◆ WORK TO DO ◆
Restate exactly the lines of the entries below, beginning with the first and ending with the line that holds "0.0069, 0.0037, 0.0018, 0.0008, 0.0004, 0.0001, 0.0000, 0.0000]". Pictures are not copied.

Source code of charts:
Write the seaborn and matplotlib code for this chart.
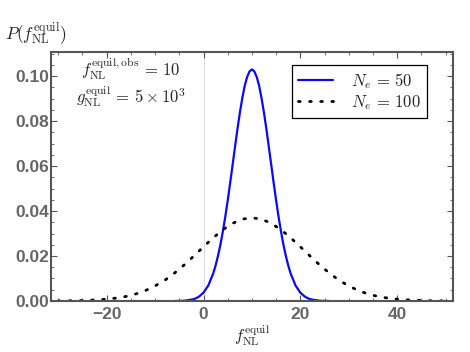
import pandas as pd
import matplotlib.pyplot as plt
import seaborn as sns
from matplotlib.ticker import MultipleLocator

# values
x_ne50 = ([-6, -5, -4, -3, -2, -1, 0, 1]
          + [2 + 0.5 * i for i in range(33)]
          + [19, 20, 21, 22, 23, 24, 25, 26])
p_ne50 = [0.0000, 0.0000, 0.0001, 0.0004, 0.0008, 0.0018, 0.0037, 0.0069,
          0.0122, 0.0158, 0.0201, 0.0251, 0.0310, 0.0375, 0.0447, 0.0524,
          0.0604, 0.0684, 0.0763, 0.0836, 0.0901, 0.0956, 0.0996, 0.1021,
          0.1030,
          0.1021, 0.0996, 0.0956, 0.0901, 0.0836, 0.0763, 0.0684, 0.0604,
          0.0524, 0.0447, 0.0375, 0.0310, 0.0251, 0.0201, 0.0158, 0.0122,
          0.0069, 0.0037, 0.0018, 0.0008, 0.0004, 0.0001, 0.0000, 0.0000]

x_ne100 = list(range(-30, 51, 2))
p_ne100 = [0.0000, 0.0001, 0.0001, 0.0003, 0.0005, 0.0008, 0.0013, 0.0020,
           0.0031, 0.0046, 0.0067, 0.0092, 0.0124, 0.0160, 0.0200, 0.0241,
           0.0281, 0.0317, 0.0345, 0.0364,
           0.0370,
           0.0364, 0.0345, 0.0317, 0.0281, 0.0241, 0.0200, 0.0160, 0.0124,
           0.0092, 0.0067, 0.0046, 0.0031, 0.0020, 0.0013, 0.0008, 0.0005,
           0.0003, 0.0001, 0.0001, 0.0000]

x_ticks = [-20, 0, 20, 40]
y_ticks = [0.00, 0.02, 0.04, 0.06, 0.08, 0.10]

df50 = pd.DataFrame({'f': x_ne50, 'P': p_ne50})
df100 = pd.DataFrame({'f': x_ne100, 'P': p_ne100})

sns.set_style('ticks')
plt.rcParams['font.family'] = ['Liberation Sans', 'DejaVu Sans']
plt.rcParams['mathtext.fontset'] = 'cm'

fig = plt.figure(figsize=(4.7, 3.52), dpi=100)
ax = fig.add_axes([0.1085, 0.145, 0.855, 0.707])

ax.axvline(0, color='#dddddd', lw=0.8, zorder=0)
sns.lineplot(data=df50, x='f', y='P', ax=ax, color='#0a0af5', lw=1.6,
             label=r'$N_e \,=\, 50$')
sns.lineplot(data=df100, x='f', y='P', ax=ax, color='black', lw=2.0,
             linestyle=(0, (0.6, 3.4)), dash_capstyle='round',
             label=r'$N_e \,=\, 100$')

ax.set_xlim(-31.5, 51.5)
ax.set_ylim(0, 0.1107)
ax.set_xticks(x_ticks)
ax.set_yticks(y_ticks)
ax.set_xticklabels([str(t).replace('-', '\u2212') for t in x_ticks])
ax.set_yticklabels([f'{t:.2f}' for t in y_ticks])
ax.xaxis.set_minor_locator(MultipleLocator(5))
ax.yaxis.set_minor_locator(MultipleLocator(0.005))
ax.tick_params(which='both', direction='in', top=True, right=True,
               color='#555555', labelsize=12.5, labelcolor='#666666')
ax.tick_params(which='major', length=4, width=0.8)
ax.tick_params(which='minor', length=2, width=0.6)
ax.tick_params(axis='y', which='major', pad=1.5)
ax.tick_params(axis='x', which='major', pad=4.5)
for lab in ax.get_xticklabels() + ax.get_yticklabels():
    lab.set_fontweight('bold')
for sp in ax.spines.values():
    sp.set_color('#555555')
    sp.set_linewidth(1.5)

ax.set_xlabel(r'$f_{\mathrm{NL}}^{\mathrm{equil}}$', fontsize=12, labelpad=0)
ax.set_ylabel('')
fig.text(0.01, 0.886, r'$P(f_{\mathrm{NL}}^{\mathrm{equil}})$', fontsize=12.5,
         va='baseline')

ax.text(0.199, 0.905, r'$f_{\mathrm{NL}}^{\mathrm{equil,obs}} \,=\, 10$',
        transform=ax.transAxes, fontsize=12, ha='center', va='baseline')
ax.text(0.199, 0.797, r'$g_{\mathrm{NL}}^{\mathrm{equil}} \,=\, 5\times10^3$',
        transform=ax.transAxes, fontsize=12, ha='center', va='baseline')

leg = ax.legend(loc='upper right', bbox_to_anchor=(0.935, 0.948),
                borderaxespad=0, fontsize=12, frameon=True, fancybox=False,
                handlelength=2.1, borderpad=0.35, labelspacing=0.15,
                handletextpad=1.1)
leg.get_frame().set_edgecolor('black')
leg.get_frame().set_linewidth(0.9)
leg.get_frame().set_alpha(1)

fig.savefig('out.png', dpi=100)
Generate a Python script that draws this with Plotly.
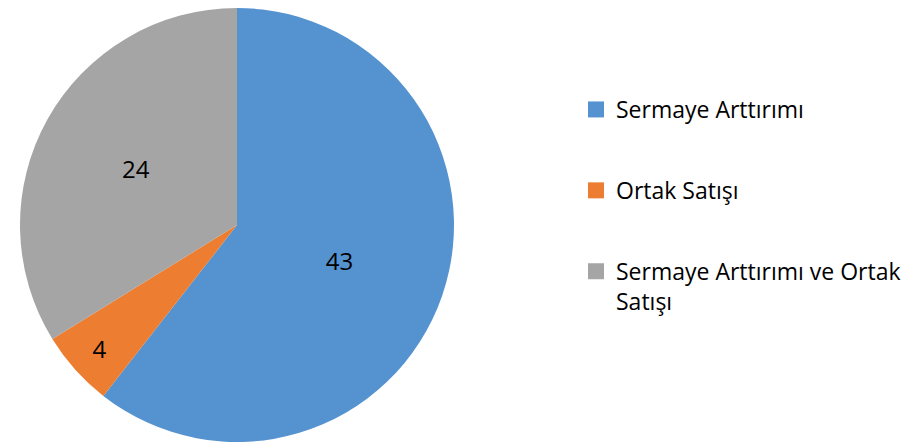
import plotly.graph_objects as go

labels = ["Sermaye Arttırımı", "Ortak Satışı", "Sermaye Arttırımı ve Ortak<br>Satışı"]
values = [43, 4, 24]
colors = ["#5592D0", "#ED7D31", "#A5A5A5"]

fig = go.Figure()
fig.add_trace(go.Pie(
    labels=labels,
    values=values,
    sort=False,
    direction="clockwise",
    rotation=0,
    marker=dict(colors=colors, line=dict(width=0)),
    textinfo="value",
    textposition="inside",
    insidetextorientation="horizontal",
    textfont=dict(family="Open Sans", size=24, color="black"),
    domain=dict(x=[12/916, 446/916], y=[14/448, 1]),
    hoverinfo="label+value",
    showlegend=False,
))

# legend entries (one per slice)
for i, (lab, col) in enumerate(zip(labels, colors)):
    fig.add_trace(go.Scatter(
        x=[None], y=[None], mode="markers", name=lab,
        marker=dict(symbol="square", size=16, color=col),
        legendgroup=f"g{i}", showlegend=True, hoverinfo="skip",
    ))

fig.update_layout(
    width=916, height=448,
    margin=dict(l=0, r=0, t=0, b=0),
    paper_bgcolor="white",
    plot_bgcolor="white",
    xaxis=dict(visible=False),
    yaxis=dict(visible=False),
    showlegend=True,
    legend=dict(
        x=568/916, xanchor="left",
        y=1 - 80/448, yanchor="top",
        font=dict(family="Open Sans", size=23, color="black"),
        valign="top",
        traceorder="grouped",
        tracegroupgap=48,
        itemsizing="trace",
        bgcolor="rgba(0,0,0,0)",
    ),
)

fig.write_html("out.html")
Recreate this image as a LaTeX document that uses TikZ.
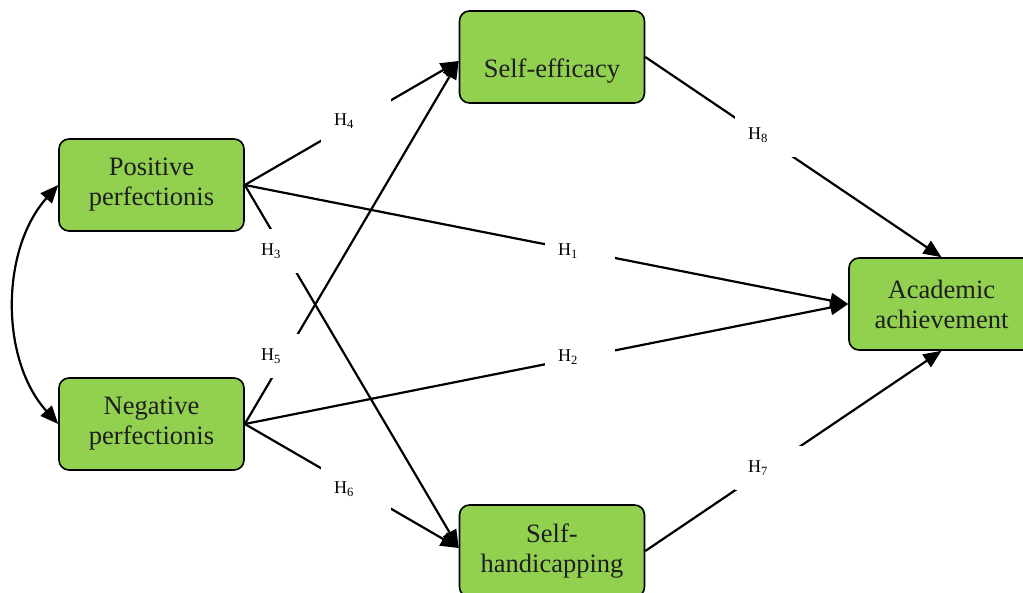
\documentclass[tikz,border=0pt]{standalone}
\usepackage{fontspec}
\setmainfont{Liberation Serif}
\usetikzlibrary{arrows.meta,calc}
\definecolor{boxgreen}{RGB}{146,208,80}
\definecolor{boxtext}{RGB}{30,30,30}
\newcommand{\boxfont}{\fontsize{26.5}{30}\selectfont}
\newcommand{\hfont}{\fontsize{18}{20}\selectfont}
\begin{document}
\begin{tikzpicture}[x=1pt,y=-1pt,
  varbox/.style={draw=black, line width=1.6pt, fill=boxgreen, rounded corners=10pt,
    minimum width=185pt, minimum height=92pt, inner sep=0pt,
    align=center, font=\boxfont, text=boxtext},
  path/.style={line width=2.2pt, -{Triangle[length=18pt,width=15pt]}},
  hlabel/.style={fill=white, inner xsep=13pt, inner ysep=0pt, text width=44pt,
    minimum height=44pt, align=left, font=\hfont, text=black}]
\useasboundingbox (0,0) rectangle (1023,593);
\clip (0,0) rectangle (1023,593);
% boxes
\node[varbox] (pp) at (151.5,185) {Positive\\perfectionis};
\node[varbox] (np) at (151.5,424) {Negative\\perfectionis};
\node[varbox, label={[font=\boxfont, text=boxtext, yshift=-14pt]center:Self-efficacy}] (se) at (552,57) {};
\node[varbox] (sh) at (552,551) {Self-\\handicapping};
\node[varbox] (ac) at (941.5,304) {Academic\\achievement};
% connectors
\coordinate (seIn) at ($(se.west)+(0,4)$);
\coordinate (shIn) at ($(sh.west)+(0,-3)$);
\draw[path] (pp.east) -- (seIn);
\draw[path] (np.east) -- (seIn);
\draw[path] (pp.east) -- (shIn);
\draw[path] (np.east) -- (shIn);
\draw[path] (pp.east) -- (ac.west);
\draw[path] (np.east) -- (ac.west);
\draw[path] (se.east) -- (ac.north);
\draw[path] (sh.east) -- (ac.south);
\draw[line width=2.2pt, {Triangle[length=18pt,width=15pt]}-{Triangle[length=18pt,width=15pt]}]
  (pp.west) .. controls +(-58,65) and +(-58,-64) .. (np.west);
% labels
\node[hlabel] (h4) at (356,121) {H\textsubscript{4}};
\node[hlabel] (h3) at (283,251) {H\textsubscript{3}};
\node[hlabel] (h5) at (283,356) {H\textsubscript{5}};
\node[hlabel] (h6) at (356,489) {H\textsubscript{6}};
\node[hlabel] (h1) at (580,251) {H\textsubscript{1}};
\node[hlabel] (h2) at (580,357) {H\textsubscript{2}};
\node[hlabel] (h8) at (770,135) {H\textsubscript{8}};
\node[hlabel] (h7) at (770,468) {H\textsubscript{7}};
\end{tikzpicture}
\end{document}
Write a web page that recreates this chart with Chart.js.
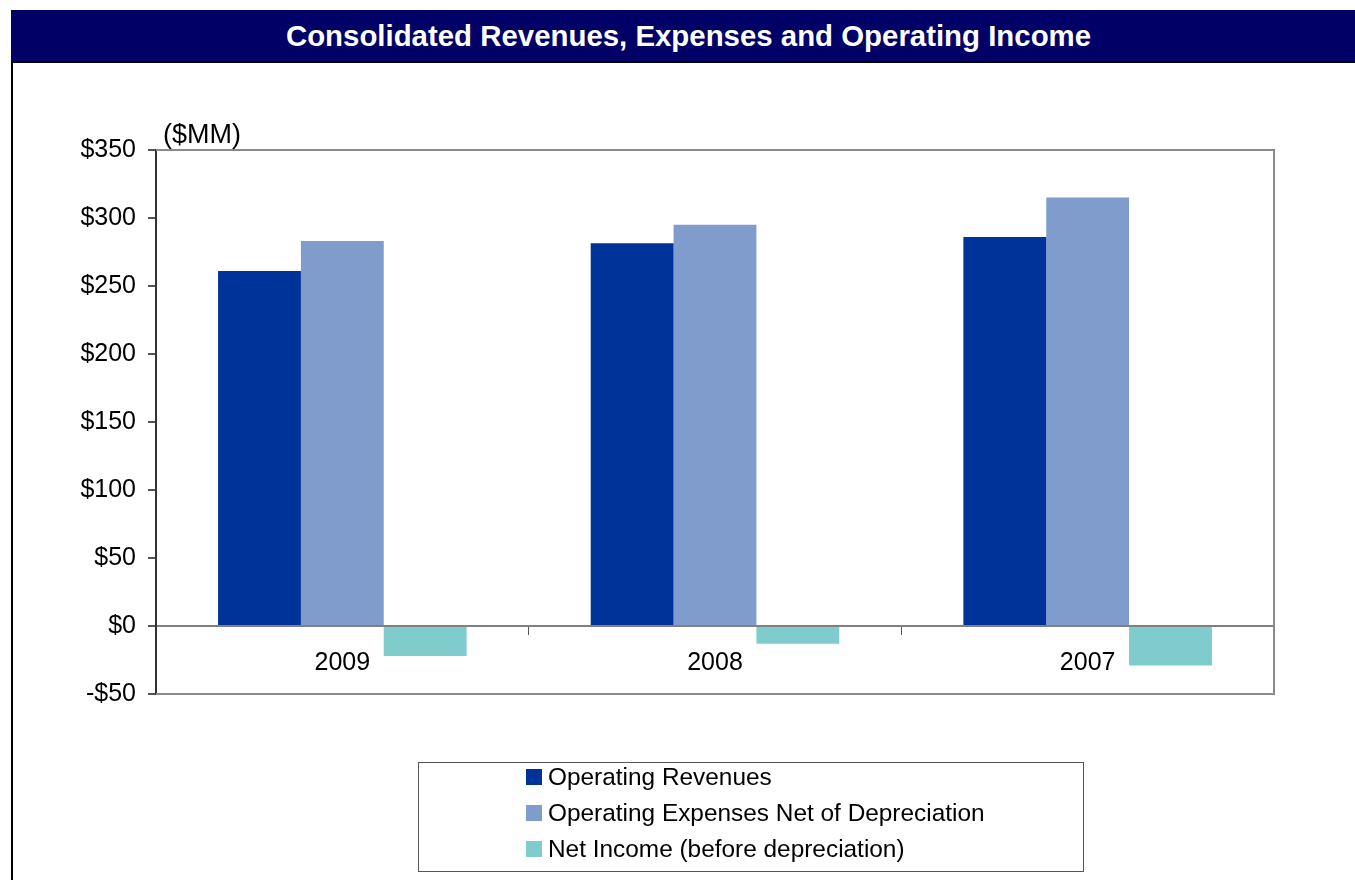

◆ RESPONSE BELOW ◆
Write the seaborn and matplotlib code for this chart.
import pandas as pd
import matplotlib.pyplot as plt
import seaborn as sns
from matplotlib.ticker import MultipleLocator

# values
x_ne50 = ([-6, -5, -4, -3, -2, -1, 0, 1]
          + [2 + 0.5 * i for i in range(33)]
          + [19, 20, 21, 22, 23, 24, 25, 26])
p_ne50 = [0.0000, 0.0000, 0.0001, 0.0004, 0.0008, 0.0018, 0.0037, 0.0069,
          0.0122, 0.0158, 0.0201, 0.0251, 0.0310, 0.0375, 0.0447, 0.0524,
          0.0604, 0.0684, 0.0763, 0.0836, 0.0901, 0.0956, 0.0996, 0.1021,
          0.1030,
          0.1021, 0.0996, 0.0956, 0.0901, 0.0836, 0.0763, 0.0684, 0.0604,
          0.0524, 0.0447, 0.0375, 0.0310, 0.0251, 0.0201, 0.0158, 0.0122,
          0.0069, 0.0037, 0.0018, 0.0008, 0.0004, 0.0001, 0.0000, 0.0000]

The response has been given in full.